Just in time for a new administration, not to mention the gradual return to travel, Washington, DC has opened 19 new or renovated hotels in the last year or so, according to the city’s tourism officials. There’s plenty still to come, with 4,000 additional rooms in the pipeline. Projects on the boards for 2022 and 2023 include Gensler’s 200-key retrofit of a historically certified building in Judiciary Square for the Arlo brand; the U.S. debut of Paris-based collection Mob with a 144-key property in the trendy Union Market area; and Pendry’s 131-room hotel at the new mixed-use development the Wharf, with interiors by Toronto-based DesignAgency.
Other new arrivals include a 252-room citizenM from its go-to design team at concrete near Capitol Hill, and London brand Yotel, which enlisted Wimberly Interiors for its retrofit of an old hotel, also in Capitol Hill. These join the region’s third AC Hotel—a 234-key new build with architecture from Fillat+ Architecture and interiors by Rodrigo Vargas Design—and the 231-room Ven from Marriott’s Tribute Portfolio on Embassy Row with Scandinavian-influenced design from Baskervill.

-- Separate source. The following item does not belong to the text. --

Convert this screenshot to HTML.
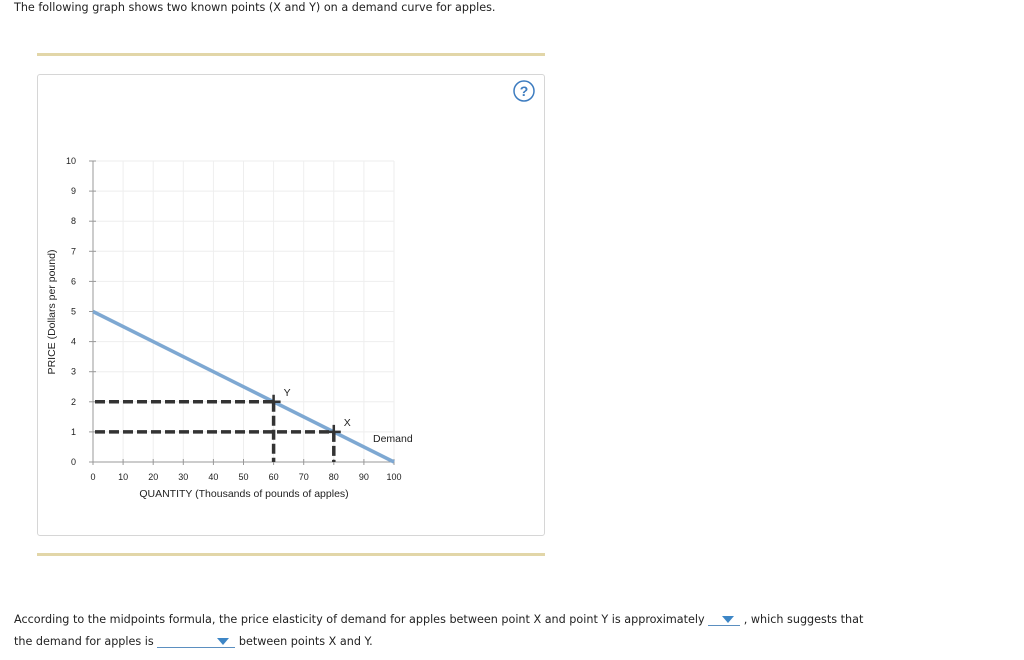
<!DOCTYPE html>
<html><head><meta charset="utf-8"><style>
body{margin:0;width:1024px;height:660px;background:#fff;font-family:"DejaVu Sans",Verdana,sans-serif;font-size:11.2px;color:#222;position:relative;overflow:hidden}
.t{position:absolute;white-space:nowrap}
.bar{position:absolute;left:37px;width:508px;height:3px;background:#e2d6a8}
.panel{position:absolute;left:37px;top:74px;width:506px;height:460px;border:1px solid #d6d6d6;border-radius:3px}
.dd{display:inline-block;border-bottom:1.5px solid #5b8fc0;position:relative;vertical-align:bottom;height:12px}
.dd:after{content:"";position:absolute;right:6px;top:3px;border-left:6px solid transparent;border-right:6px solid transparent;border-top:7px solid #3d86c6}
</style></head><body>
<div class="t" style="left:14px;top:1px">The following graph shows two known points (X and Y) on a demand curve for apples.</div>
<div class="bar" style="top:53px"></div>
<div class="panel"></div>
<div class="bar" style="top:553px"></div>
<svg id="c" width="1024" height="660" style="position:absolute;left:0;top:0"></svg>
<div class="t" style="left:14px;top:613px">According to the midpoints formula, the price elasticity of demand for apples between point X and point Y is approximately <span class="dd" style="width:32px"></span> , which suggests that</div>
<div class="t" style="left:14px;top:635px">the demand for apples is <span class="dd" style="width:78px"></span> between points X and Y.</div>
<script>
const xTicks=[0,10,20,30,40,50,60,70,80,90,100];
const yTicks=[0,1,2,3,4,5,6,7,8,9,10];
const demandQ=[0,100];
const demandP=[5,0];
const pointNames=["Y","X"];
const pointQ=[60,80];
const pointP=[2,1];
const NS="http://www.w3.org/2000/svg",svg=document.getElementById('c');
const X=q=>93+q*3.01, Y=p=>462-p*30.1;
function el(t,a,txt){const e=document.createElementNS(NS,t);for(const k in a)e.setAttribute(k,a[k]);if(txt!=null)e.textContent=txt;svg.appendChild(e);return e;}
const F='font-family:"Liberation Sans",Arial,sans-serif';
xTicks.forEach(v=>{let g=el('line',{x1:X(v),x2:X(v),y1:Y(10),y2:Y(0),stroke:'#eeeeee'});
let tk=el('line',{x1:X(v),x2:X(v),y1:Y(0)-3,y2:Y(0)+3,stroke:'#999'});
let t=el('text',{x:X(v),y:480,'text-anchor':'middle','font-size':9,style:F,fill:'#222'},v);});
yTicks.forEach(v=>{let g=el('line',{x1:X(0),x2:X(100),y1:Y(v),y2:Y(v),stroke:'#eeeeee'});
let tk=el('line',{x1:X(0)-4,x2:X(0)+3,y1:Y(v),y2:Y(v),stroke:'#999'});
let t=el('text',{x:76,y:Y(v)+3,'text-anchor':'end','font-size':9,style:F,fill:'#222'},v);});
let ax=el('line',{x1:X(0),x2:X(0),y1:Y(10),y2:Y(0),stroke:'#999'});
let axx=el('line',{x1:X(0),x2:X(100),y1:Y(0),y2:Y(0),stroke:'#999'});
let d=el('line',{x1:X(demandQ[0]),y1:Y(demandP[0]),x2:X(demandQ[1]),y2:Y(demandP[1]),stroke:'#7ea8d2','stroke-width':3.5});
let dl=el('text',{x:373,y:442,'font-size':10.5,style:F,fill:'#222'},'Demand');
pointQ.forEach((q,i)=>{const px=X(q),py=Y(pointP[i]);
let h=el('line',{x1:X(0)+2,x2:px,y1:py,y2:py,stroke:'#333','stroke-width':3.5,'stroke-dasharray':'10,4'});
let v=el('line',{x1:px,x2:px,y1:py,y2:Y(0),stroke:'#333','stroke-width':3.5,'stroke-dasharray':'10,4'});
let m=el('path',{d:`M${px-7} ${py}H${px+7}M${px} ${py-7}V${py+7}`,stroke:'#333','stroke-width':2.5});
let l=el('text',{x:px+10,y:py-6,'font-size':10.5,style:F,fill:'#222'},pointNames[i]);});
let xt=el('text',{x:244,y:497,'text-anchor':'middle','font-size':10.5,style:F,fill:'#222'},'QUANTITY (Thousands of pounds of apples)');
let yt=el('text',{x:0,y:0,'text-anchor':'middle','font-size':10.5,style:F,fill:'#222',transform:'translate(55,312) rotate(-90)'},'PRICE (Dollars per pound)');
let hc=el('circle',{cx:524,cy:91,r:10,fill:'#fff',stroke:'#3d7cc0','stroke-width':1.5});
let ht=el('text',{x:524,y:96,'text-anchor':'middle','font-size':14,'font-weight':'bold',style:F,fill:'#3d7cc0'},'?');
</script>
</body></html>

Here, we take a deep dive into five properties remaking the city’s skyline.
Conrad Washington DC
The city is attracting high-end players like Hilton’s luxe Conrad brand, which paved the way for the current wave of development when it opened in 2019 in the luxury mixed-use City Center, featuring distinctive architecture from Swiss heavyweights Herzog & de Meuron, landscape design by Gustafson Guthrie Nichol, and interiors from Rottet Studio, with offices in Houston, Los Angeles, and New York. A recently added rooftop bar takes advantage of all three talents, offering a “relaxed residential experience that pulls up from the gardens and courtyards of the third floor, with boxwoods and manicured plantings,” says principal Lauren Rottet.
Generator Washington DC
Generator, the London-based purveyor of trendsetting hostels, converted a Courtyard by Marriott north of Dupont Circle into its second outpost across the pond (the first is in Miami). Led by Dallas-based Studio 11 Design, the design scheme boasts a palette of plum and mint, brightened with pops of yellow. Firm cofounder Kellie Sirna also imbued the hotel with cheeky references due to its DC location. The 148 guestrooms, for example, feature portraits of presidents that have been doctored with images of bejeweled hands—“for a playful, skeletons-in-the-closet effect,” Sirna says—then scrawled over with graffiti stripes that spill onto the walls. “It turned out to be highly impactful,” she adds.
The Lyle
Joining its sister property the Riggs Washington DC, which opened last year, the Lyle is the second DC entry from London’s Lore Group. In retrofitting a small apartment building, the company’s creative director Jacu Strauss was inspired by “its Art Deco bones that weren’t being celebrated,” he says. He offset the 196-room property’s original assets, like the lobby’s marble floors, with warmer textures such as burled wood headboards, cork panels, and beige Berber carpeting. Strauss designed the bulk of the furniture, as well as painted 50 original canvases that adorn the public areas. The hotel restaurant, Lyle’s, announces itself with a raw clay sign, also courtesy of Strauss. It complements design details including cloud-like pendant lights, white marble tables, and banquettes outfitted in plush white cushions or sleek brown leather.
Yours Truly DC
Further southwest, Yours Truly DC, a 355-room reflag of the former Wink hotel, anchors the mostly residential area. “There’s no coffee shop or retail in your sightline when you step out the door,” says Lisa Simeone, principal of Chicago-based KTGY Simeone Deary Design Group, “so we wanted to make this the hub for the neighborhood.” The team was also inspired by the hotel’s exterior envelope, which is “very Brutalist, with no ornamentation,” she adds. “When we learned that the location was an epicenter of bohemian culture in the ’70s, we leaned into that.” Public spaces and guestrooms feature rust and brown tones, crushed velvet, and paisley patterns. A curated cache of accents like mature plants, macramé, shag rugs, and lava lamps complete the picture.
Viceroy Washington DC
Sitting not far from the popular 14th Street corridor, the Viceroy Washington DC is an art-filled renovation of a Kimpton Hotel and features a clubbier vibe than its sister DC property, the Hotel Zena by Seattle’s Dawson Design Group. Playing off of its Logan Circle locale, where many of the city’s art galleries are clustered, San Francisco firm EDG Design inserted several new spaces into the lobby, including a salon with leather chairs and bold tropical wallpaper redolent of the spaces where the area’s writers and painters would have gathered over drinks. The same soft palette of green and orange hues continues in the 178 refreshed rooms, where EDG installed vinyl wood-patterned flooring and replaced art and some furnishings. “Viceroy wanted a bit of an upscale, almost residential feel,” says EDG CEO Jennifer Johanson. “The idea was to make the property feel like a destination to pop in after work for a drink or stop by on Saturday for a morning coffee with friends.”